Records with drawing code:

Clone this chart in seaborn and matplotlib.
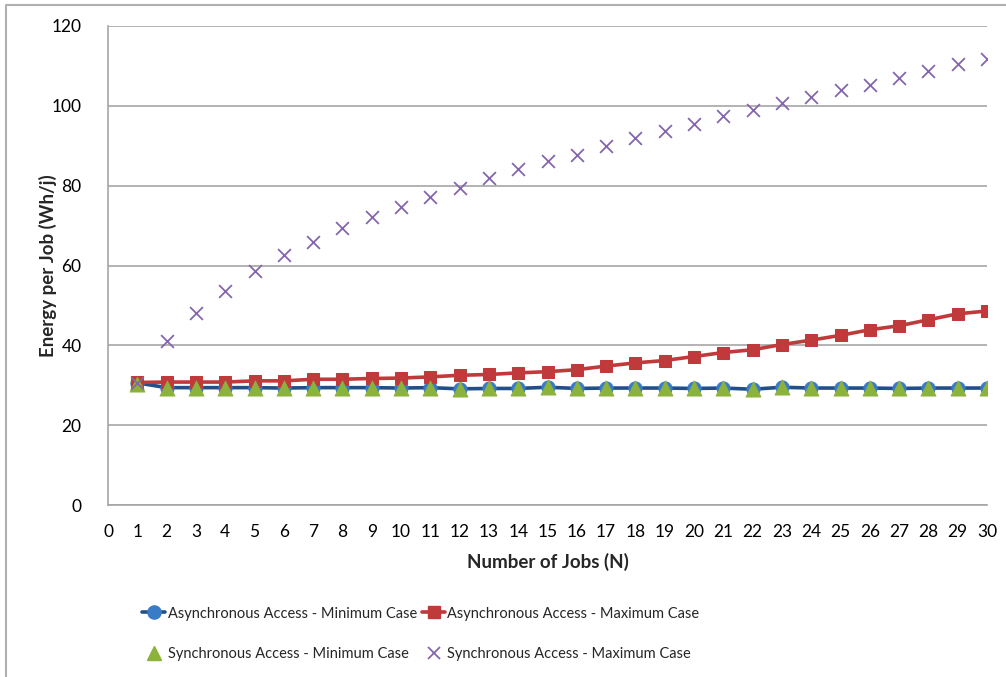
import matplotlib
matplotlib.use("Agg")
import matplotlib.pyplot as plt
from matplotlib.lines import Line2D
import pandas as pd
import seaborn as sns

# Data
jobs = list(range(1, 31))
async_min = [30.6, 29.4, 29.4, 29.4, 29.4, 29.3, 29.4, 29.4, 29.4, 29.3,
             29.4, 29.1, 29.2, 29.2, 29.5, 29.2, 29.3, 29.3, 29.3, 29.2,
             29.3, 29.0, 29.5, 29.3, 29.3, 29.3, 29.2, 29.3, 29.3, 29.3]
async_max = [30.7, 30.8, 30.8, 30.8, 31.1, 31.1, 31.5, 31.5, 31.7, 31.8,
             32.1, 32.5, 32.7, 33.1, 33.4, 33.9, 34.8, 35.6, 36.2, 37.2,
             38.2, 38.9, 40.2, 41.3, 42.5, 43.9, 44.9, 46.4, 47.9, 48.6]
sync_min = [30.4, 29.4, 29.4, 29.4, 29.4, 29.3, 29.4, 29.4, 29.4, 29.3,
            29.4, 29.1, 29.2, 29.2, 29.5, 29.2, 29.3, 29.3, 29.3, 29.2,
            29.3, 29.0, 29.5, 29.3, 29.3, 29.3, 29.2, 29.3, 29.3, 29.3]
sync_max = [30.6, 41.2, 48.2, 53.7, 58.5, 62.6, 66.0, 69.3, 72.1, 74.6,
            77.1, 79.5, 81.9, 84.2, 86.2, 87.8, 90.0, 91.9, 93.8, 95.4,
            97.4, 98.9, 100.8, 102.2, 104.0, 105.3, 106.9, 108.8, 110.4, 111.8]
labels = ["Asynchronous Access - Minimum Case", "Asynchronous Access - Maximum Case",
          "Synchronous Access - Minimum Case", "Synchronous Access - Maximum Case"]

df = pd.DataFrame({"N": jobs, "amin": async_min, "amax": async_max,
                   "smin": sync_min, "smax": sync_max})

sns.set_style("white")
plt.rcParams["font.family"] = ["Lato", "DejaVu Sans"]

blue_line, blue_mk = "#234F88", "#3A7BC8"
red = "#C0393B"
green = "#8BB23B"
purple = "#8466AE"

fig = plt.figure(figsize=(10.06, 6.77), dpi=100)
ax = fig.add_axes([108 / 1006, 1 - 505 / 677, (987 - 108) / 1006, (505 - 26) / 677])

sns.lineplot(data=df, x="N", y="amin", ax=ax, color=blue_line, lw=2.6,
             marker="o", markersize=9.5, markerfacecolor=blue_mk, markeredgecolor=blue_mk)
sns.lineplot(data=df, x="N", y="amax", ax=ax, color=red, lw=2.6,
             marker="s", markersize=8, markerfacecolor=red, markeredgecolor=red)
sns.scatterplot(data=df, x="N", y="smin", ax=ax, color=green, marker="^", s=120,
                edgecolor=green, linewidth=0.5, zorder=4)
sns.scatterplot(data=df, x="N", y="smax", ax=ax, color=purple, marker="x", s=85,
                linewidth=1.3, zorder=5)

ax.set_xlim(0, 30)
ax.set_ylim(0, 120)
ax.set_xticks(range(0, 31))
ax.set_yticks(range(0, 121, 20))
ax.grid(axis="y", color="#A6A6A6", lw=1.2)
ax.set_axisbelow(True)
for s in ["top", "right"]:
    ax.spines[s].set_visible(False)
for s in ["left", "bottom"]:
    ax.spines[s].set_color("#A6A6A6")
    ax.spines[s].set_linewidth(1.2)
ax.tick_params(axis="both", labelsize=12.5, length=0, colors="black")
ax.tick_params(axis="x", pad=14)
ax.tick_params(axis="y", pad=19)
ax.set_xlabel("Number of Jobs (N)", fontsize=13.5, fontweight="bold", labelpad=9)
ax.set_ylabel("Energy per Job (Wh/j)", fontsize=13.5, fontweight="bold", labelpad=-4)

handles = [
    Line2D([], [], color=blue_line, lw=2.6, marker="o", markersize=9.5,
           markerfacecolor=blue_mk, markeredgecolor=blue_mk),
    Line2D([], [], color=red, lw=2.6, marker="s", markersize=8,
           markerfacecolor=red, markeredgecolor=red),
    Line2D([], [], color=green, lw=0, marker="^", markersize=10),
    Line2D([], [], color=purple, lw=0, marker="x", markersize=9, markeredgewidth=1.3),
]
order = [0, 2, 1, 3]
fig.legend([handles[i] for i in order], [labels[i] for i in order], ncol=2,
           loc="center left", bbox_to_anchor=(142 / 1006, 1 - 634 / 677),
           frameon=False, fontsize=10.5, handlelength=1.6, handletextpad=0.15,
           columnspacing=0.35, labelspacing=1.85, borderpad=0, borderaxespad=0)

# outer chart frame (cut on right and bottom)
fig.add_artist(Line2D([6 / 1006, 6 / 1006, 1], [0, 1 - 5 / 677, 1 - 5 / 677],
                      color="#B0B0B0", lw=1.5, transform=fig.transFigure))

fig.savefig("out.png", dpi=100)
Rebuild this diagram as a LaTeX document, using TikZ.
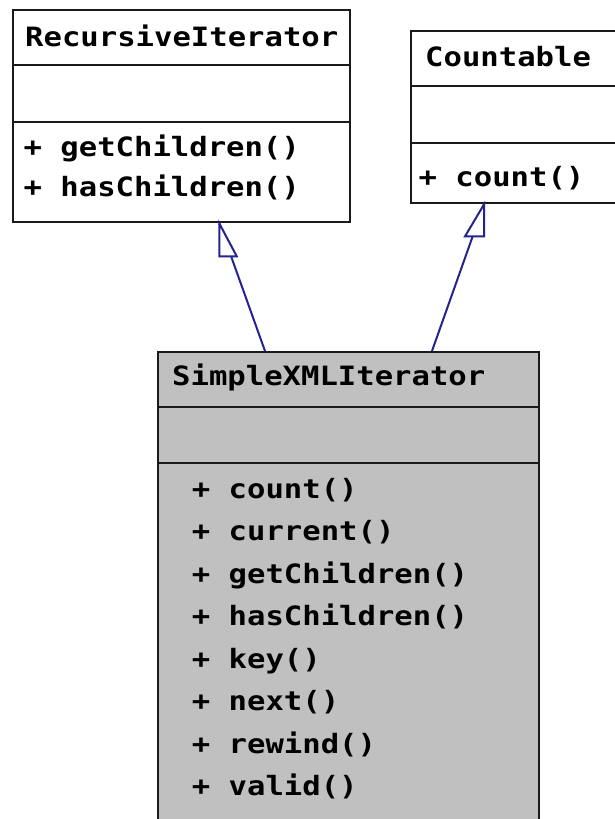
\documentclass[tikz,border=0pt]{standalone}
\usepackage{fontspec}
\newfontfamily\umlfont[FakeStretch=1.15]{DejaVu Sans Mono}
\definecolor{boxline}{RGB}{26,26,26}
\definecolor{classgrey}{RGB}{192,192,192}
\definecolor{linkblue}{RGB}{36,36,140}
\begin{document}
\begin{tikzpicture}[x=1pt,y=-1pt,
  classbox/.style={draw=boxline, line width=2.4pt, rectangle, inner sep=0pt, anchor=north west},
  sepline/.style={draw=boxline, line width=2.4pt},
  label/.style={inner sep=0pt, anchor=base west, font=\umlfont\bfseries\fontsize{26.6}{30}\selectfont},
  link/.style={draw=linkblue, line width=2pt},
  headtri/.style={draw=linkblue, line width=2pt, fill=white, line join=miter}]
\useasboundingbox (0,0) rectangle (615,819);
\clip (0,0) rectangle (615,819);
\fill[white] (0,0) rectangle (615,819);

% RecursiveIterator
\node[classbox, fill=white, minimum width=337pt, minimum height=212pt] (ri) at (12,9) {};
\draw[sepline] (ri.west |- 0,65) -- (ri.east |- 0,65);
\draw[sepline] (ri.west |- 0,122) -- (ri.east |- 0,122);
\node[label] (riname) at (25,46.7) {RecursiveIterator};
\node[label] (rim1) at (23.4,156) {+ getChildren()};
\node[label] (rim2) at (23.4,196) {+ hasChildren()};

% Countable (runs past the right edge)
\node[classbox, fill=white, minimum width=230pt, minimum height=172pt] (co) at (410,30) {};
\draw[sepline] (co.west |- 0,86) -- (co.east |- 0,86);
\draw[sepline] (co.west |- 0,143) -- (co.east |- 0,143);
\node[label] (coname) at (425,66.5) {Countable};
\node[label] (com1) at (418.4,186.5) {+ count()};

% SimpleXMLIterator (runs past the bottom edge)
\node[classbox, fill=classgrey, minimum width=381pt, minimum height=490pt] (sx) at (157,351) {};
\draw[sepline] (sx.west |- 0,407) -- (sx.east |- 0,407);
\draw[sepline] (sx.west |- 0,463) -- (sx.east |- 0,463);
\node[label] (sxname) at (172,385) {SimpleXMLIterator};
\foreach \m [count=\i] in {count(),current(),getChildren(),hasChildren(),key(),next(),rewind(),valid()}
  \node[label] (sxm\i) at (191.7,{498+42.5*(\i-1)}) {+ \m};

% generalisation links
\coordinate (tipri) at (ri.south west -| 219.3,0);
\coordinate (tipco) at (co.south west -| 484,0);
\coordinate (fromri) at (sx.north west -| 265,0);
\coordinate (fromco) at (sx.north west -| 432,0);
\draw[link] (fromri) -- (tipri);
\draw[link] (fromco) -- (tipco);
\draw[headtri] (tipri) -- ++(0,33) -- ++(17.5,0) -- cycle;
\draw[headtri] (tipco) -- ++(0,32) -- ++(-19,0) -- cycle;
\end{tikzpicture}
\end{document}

**Requirements**
Everything from the first line of the records through the line containing "ax = fig.add_axes([108" should be reproduced exactly, apart from the pictures.

**Output for this task**
Clone this chart in seaborn and matplotlib.
import matplotlib
matplotlib.use("Agg")
import matplotlib.pyplot as plt
from matplotlib.lines import Line2D
import pandas as pd
import seaborn as sns

# Data
jobs = list(range(1, 31))
async_min = [30.6, 29.4, 29.4, 29.4, 29.4, 29.3, 29.4, 29.4, 29.4, 29.3,
             29.4, 29.1, 29.2, 29.2, 29.5, 29.2, 29.3, 29.3, 29.3, 29.2,
             29.3, 29.0, 29.5, 29.3, 29.3, 29.3, 29.2, 29.3, 29.3, 29.3]
async_max = [30.7, 30.8, 30.8, 30.8, 31.1, 31.1, 31.5, 31.5, 31.7, 31.8,
             32.1, 32.5, 32.7, 33.1, 33.4, 33.9, 34.8, 35.6, 36.2, 37.2,
             38.2, 38.9, 40.2, 41.3, 42.5, 43.9, 44.9, 46.4, 47.9, 48.6]
sync_min = [30.4, 29.4, 29.4, 29.4, 29.4, 29.3, 29.4, 29.4, 29.4, 29.3,
            29.4, 29.1, 29.2, 29.2, 29.5, 29.2, 29.3, 29.3, 29.3, 29.2,
            29.3, 29.0, 29.5, 29.3, 29.3, 29.3, 29.2, 29.3, 29.3, 29.3]
sync_max = [30.6, 41.2, 48.2, 53.7, 58.5, 62.6, 66.0, 69.3, 72.1, 74.6,
            77.1, 79.5, 81.9, 84.2, 86.2, 87.8, 90.0, 91.9, 93.8, 95.4,
            97.4, 98.9, 100.8, 102.2, 104.0, 105.3, 106.9, 108.8, 110.4, 111.8]
labels = ["Asynchronous Access - Minimum Case", "Asynchronous Access - Maximum Case",
          "Synchronous Access - Minimum Case", "Synchronous Access - Maximum Case"]

df = pd.DataFrame({"N": jobs, "amin": async_min, "amax": async_max,
                   "smin": sync_min, "smax": sync_max})

sns.set_style("white")
plt.rcParams["font.family"] = ["Lato", "DejaVu Sans"]

blue_line, blue_mk = "#234F88", "#3A7BC8"
red = "#C0393B"
green = "#8BB23B"
purple = "#8466AE"

fig = plt.figure(figsize=(10.06, 6.77), dpi=100)
ax = fig.add_axes([108 / 1006, 1 - 505 / 677, (987 - 108) / 1006, (505 - 26) / 677])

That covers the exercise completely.